Find all missing numbers in an array

This is a popular array-based coding problem. Given an array with a range 0 - n-1 - the goal is to find all missing elements, but considering that the array can contain duplicate elements also.

The best solution IMO is to initialize a new array result[] with zeros that have the same size as the input array.

Iterate over the given array and mark each element in the given array marking that index as 1 in the array result[].

Now traverse the given array result[] from index arr[0] and print those indexes whose value is 0 as they are the elements that are missing in the given array.

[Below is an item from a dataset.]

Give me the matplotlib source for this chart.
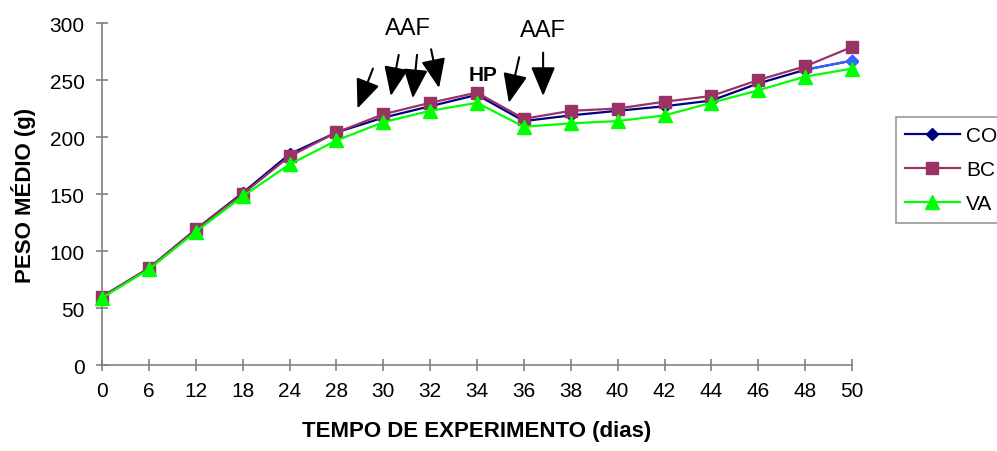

Finding all missing numbers in an array - implementation

This is the solution when the array is unsorted and contains duplicate elements.

public class Main {

    public static void main(String[] args) {
        missingNumbers(new int[]{1, 1, 2, 3, 5, 5, 7, 9, 9, 9});
    }

    public static void missingNumbers(int[] arr) {
        int[] result = new int[arr.length];

        for (int i = 0; i < arr.length; i++) {
            result[arr[i]] = 1;
        }

        for (int i = 1; i < result.length; i++) {
            if (result[i] == 0) {
                System.out.println("Missing number: " + i);
            }
        }
    }
}

Output:
Missing number: 4
Missing number: 6
Missing number: 8

For the sorted arrays and arrays that don't contain duplicates, the following is a very good solution:

public static void missingNumbers(int[] arr) {
    int current = 0;

    for (int i = arr[0]; i <= arr[arr.length - 1]; i++) {

        if (arr[current] == i) {
            current++;
        } else {
            System.out.println("Missing number: " + i);
        }
    }
}

That is all about how to find all missing numbers from an array in Java.